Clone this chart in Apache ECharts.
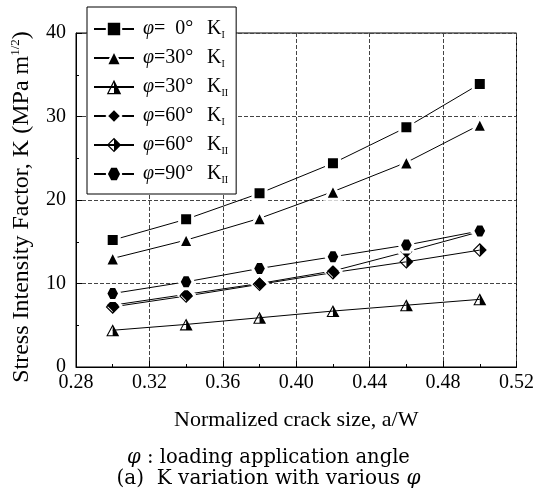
<!DOCTYPE html>
<html>
<head>
<meta charset="utf-8">
<script src="https://cdn.jsdelivr.net/npm/echarts@6/dist/echarts.min.js"></script>
<style>
  html, body { margin: 0; padding: 0; background: #fff; }
  #chart { width: 537px; height: 501px; }
</style>
</head>
<body>
<div id="chart"></div>
<script>
// 数据
var crackSize = [0.30, 0.34, 0.38, 0.42, 0.46, 0.50];
var k0I   = [15.2, 17.7, 20.8, 24.4, 28.7, 33.9];
var k30I  = [13.0, 15.2, 17.8, 21.0, 24.5, 29.0];
var k30II = [4.4, 5.1, 5.9, 6.7, 7.4, 8.1];
var k60I  = [7.4, 8.7, 10.0, 11.5, 13.8, 16.2];
var k60II = [7.2, 8.5, 9.9, 11.3, 12.6, 14.0];
var k90II = [8.8, 10.2, 11.8, 13.2, 14.6, 16.3];

var seriesNames = ['s0I', 's30I', 's30II', 's60I', 's60II', 's90II'];
var angleLabels = ['=  0°', '=30°', '=30°', '=60°', '=60°', '=90°'];
var kSubs = ['I', 'I', 'II', 'I', 'II', 'II'];

var serif = 'Liberation Serif';

// 半填充符号 (单一路径, 用切缝挖出左半空心)
var halfTriangle = 'path://M5,0 L10,9 L0,9 L5,0 L5,1.65 L1.36,8.2 L5,8.2 L5,1.65 Z';
var halfDiamond = 'path://M5,0 L10,5 L5,10 L0,5 L5,0 L5,1.13 L1.13,5 L5,8.87 L5,1.13 Z';
var hexagon = 'path://M2.6,0 L7.4,0 L10,5 L7.4,10 L2.6,10 L0,5 Z';

function pairs(ys) {
  return crackSize.map(function (x, i) { return [x, ys[i]]; });
}

function lineSeries(name, ys, symbol, size, gap) {
  return {
    name: name,
    type: 'line',
    data: pairs(ys),
    symbol: symbol,
    symbolSize: size,
    showSymbol: true,
    lineStyle: { color: '#000', width: 1 },
    itemStyle: gap
      ? { color: '#000', borderColor: '#fff', borderWidth: 3 }
      : { color: '#000', borderWidth: 0 },
    emphasis: { disabled: true },
    z: 3
  };
}

var chart = echarts.init(document.getElementById('chart'));

var option = {
  animation: false,
  backgroundColor: '#fff',
  grid: {
    left: 76, right: 15, top: 33, bottom: 134,
    show: true, borderColor: '#000', borderWidth: 1
  },
  legend: {
    orient: 'vertical',
    left: 87, top: 7,
    padding: [12, 8, 9, 6],
    itemGap: 8,
    itemWidth: 40,
    itemHeight: 18,
    backgroundColor: '#fff',
    borderColor: '#000',
    borderWidth: 1,
    data: seriesNames,
    formatter: function (name) {
      var i = seriesNames.indexOf(name);
      return '{f|φ}{a|' + angleLabels[i] + '}{k|K}{s|' + kSubs[i] + '}';
    },
    textStyle: {
      color: '#000',
      fontFamily: serif,
      fontSize: 20,
      rich: {
        f: { fontFamily: serif, fontStyle: 'italic', fontSize: 20, lineHeight: 22, color: '#000', padding: [0, 0, 0, 4] },
        a: { fontFamily: serif, fontSize: 20, lineHeight: 22, width: 53, color: '#000' },
        k: { fontFamily: serif, fontSize: 20, lineHeight: 22, color: '#000' },
        s: { fontFamily: serif, fontSize: 10, lineHeight: 10, verticalAlign: 'bottom', color: '#000' }
      }
    }
  },
  xAxis: {
    type: 'value',
    min: 0.28, max: 0.52, interval: 0.04,
    name: 'Normalized crack size, a/W',
    nameLocation: 'middle',
    nameGap: 42,
    nameTextStyle: { fontFamily: serif, fontSize: 22, color: '#000' },
    axisLine: { lineStyle: { color: '#000', width: 1 } },
    axisTick: { inside: true, length: 6, lineStyle: { color: '#000' } },
    minorTick: { show: true, splitNumber: 2, length: 3, lineStyle: { color: '#000' } },
    axisLabel: {
      color: '#000', fontFamily: serif, fontSize: 20, margin: 6,
      formatter: function (v) { return v.toFixed(2); }
    },
    splitLine: { show: true, lineStyle: { color: '#444', width: 1, type: [4, 2] } }
  },
  yAxis: {
    type: 'value',
    min: 0, max: 40, interval: 10,
    name: 'Stress Intensity Factor, K (MPa m{sup|1/2})',
    nameLocation: 'middle',
    nameGap: 32,
    nameTextStyle: {
      fontFamily: serif, fontSize: 24, lineHeight: 26, color: '#000',
      padding: [0, 14, 0, 0],
      rich: {
        sup: { fontFamily: serif, fontSize: 13, lineHeight: 13, verticalAlign: 'top', color: '#000' }
      }
    },
    axisLine: { lineStyle: { color: '#000', width: 1 } },
    axisTick: { inside: true, length: 6, lineStyle: { color: '#000' } },
    minorTick: { show: true, splitNumber: 2, length: 3, lineStyle: { color: '#000' } },
    axisLabel: { color: '#000', fontFamily: serif, fontSize: 20, margin: 10 },
    splitLine: { show: true, lineStyle: { color: '#444', width: 1, type: [4, 2] } }
  },
  graphic: [
    {
      type: 'text', left: 'center', top: 448,
      style: {
        text: '{f|φ} : loading application angle',
        fill: '#000', font: '19.5px "DejaVu Serif"',
        rich: { f: { fontStyle: 'italic', fontFamily: 'DejaVu Serif', fontSize: 19.5 } }
      }
    },
    {
      type: 'text', left: 'center', top: 469,
      style: {
        text: '(a)  K variation with various {f|φ}',
        fill: '#000', font: '20px "DejaVu Serif"',
        rich: { f: { fontStyle: 'italic', fontFamily: 'DejaVu Serif', fontSize: 20 } }
      }
    }
  ],
  series: [
    lineSeries('s0I', k0I, 'rect', 13, true),
    lineSeries('s30I', k30I, 'triangle', 15, true),
    lineSeries('s30II', k30II, halfTriangle, [13, 12], false),
    lineSeries('s60I', k60I, 'diamond', 16, true),
    lineSeries('s60II', k60II, halfDiamond, 14, false),
    lineSeries('s90II', k90II, hexagon, 14, true)
  ]
};

chart.setOption(option);
</script>
</body>
</html>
+++++
#### The exercise
Reproduce the data verbatim. Do not carry any picture into the copy.

#### In response
Clone this chart in Apache ECharts.
<!DOCTYPE html>
<html>
<head>
<meta charset="utf-8">
<script src="https://cdn.jsdelivr.net/npm/echarts@6/dist/echarts.min.js"></script>
<style>
  html, body { margin: 0; padding: 0; background: #fff; }
  #chart { width: 537px; height: 501px; }
</style>
</head>
<body>
<div id="chart"></div>
<script>
// 数据
var crackSize = [0.30, 0.34, 0.38, 0.42, 0.46, 0.50];
var k0I   = [15.2, 17.7, 20.8, 24.4, 28.7, 33.9];
var k30I  = [13.0, 15.2, 17.8, 21.0, 24.5, 29.0];
var k30II = [4.4, 5.1, 5.9, 6.7, 7.4, 8.1];
var k60I  = [7.4, 8.7, 10.0, 11.5, 13.8, 16.2];
var k60II = [7.2, 8.5, 9.9, 11.3, 12.6, 14.0];
var k90II = [8.8, 10.2, 11.8, 13.2, 14.6, 16.3];

var seriesNames = ['s0I', 's30I', 's30II', 's60I', 's60II', 's90II'];
var angleLabels = ['=  0°', '=30°', '=30°', '=60°', '=60°', '=90°'];
var kSubs = ['I', 'I', 'II', 'I', 'II', 'II'];

var serif = 'Liberation Serif';

// 半填充符号 (单一路径, 用切缝挖出左半空心)
var halfTriangle = 'path://M5,0 L10,9 L0,9 L5,0 L5,1.65 L1.36,8.2 L5,8.2 L5,1.65 Z';
var halfDiamond = 'path://M5,0 L10,5 L5,10 L0,5 L5,0 L5,1.13 L1.13,5 L5,8.87 L5,1.13 Z';
var hexagon = 'path://M2.6,0 L7.4,0 L10,5 L7.4,10 L2.6,10 L0,5 Z';

function pairs(ys) {
  return crackSize.map(function (x, i) { return [x, ys[i]]; });
}

function lineSeries(name, ys, symbol, size, gap) {
  return {
    name: name,
    type: 'line',
    data: pairs(ys),
    symbol: symbol,
    symbolSize: size,
    showSymbol: true,
    lineStyle: { color: '#000', width: 1 },
    itemStyle: gap
      ? { color: '#000', borderColor: '#fff', borderWidth: 3 }
      : { color: '#000', borderWidth: 0 },
    emphasis: { disabled: true },
    z: 3
  };
}

var chart = echarts.init(document.getElementById('chart'));

var option = {
  animation: false,
  backgroundColor: '#fff',
  grid: {
    left: 76, right: 15, top: 33, bottom: 134,
    show: true, borderColor: '#000', borderWidth: 1
  },
  legend: {
    orient: 'vertical',
    left: 87, top: 7,
    padding: [12, 8, 9, 6],
    itemGap: 8,
    itemWidth: 40,
    itemHeight: 18,
    backgroundColor: '#fff',
    borderColor: '#000',
    borderWidth: 1,
    data: seriesNames,
    formatter: function (name) {
      var i = seriesNames.indexOf(name);
      return '{f|φ}{a|' + angleLabels[i] + '}{k|K}{s|' + kSubs[i] + '}';
    },
    textStyle: {
      color: '#000',
      fontFamily: serif,
      fontSize: 20,
      rich: {
        f: { fontFamily: serif, fontStyle: 'italic', fontSize: 20, lineHeight: 22, color: '#000', padding: [0, 0, 0, 4] },
        a: { fontFamily: serif, fontSize: 20, lineHeight: 22, width: 53, color: '#000' },
        k: { fontFamily: serif, fontSize: 20, lineHeight: 22, color: '#000' },
        s: { fontFamily: serif, fontSize: 10, lineHeight: 10, verticalAlign: 'bottom', color: '#000' }
      }
    }
  },
  xAxis: {
    type: 'value',
    min: 0.28, max: 0.52, interval: 0.04,
    name: 'Normalized crack size, a/W',
    nameLocation: 'middle',
    nameGap: 42,
    nameTextStyle: { fontFamily: serif, fontSize: 22, color: '#000' },
    axisLine: { lineStyle: { color: '#000', width: 1 } },
    axisTick: { inside: true, length: 6, lineStyle: { color: '#000' } },
    minorTick: { show: true, splitNumber: 2, length: 3, lineStyle: { color: '#000' } },
    axisLabel: {
      color: '#000', fontFamily: serif, fontSize: 20, margin: 6,
      formatter: function (v) { return v.toFixed(2); }
    },
    splitLine: { show: true, lineStyle: { color: '#444', width: 1, type: [4, 2] } }
  },
  yAxis: {
    type: 'value',
    min: 0, max: 40, interval: 10,
    name: 'Stress Intensity Factor, K (MPa m{sup|1/2})',
    nameLocation: 'middle',
    nameGap: 32,
    nameTextStyle: {
      fontFamily: serif, fontSize: 24, lineHeight: 26, color: '#000',
      padding: [0, 14, 0, 0],
      rich: {
        sup: { fontFamily: serif, fontSize: 13, lineHeight: 13, verticalAlign: 'top', color: '#000' }
      }
    },
    axisLine: { lineStyle: { color: '#000', width: 1 } },
    axisTick: { inside: true, length: 6, lineStyle: { color: '#000' } },
    minorTick: { show: true, splitNumber: 2, length: 3, lineStyle: { color: '#000' } },
    axisLabel: { color: '#000', fontFamily: serif, fontSize: 20, margin: 10 },
    splitLine: { show: true, lineStyle: { color: '#444', width: 1, type: [4, 2] } }
  },
  graphic: [
    {
      type: 'text', left: 'center', top: 448,
      style: {
        text: '{f|φ} : loading application angle',
        fill: '#000', font: '19.5px "DejaVu Serif"',
        rich: { f: { fontStyle: 'italic', fontFamily: 'DejaVu Serif', fontSize: 19.5 } }
      }
    },
    {
      type: 'text', left: 'center', top: 469,
      style: {
        text: '(a)  K variation with various {f|φ}',
        fill: '#000', font: '20px "DejaVu Serif"',
        rich: { f: { fontStyle: 'italic', fontFamily: 'DejaVu Serif', fontSize: 20 } }
      }
    }
  ],
  series: [
    lineSeries('s0I', k0I, 'rect', 13, true),
    lineSeries('s30I', k30I, 'triangle', 15, true),
    lineSeries('s30II', k30II, halfTriangle, [13, 12], false),
    lineSeries('s60I', k60I, 'diamond', 16, true),
    lineSeries('s60II', k60II, halfDiamond, 14, false),
    lineSeries('s90II', k90II, hexagon, 14, true)
  ]
};

chart.setOption(option);
</script>
</body>
</html>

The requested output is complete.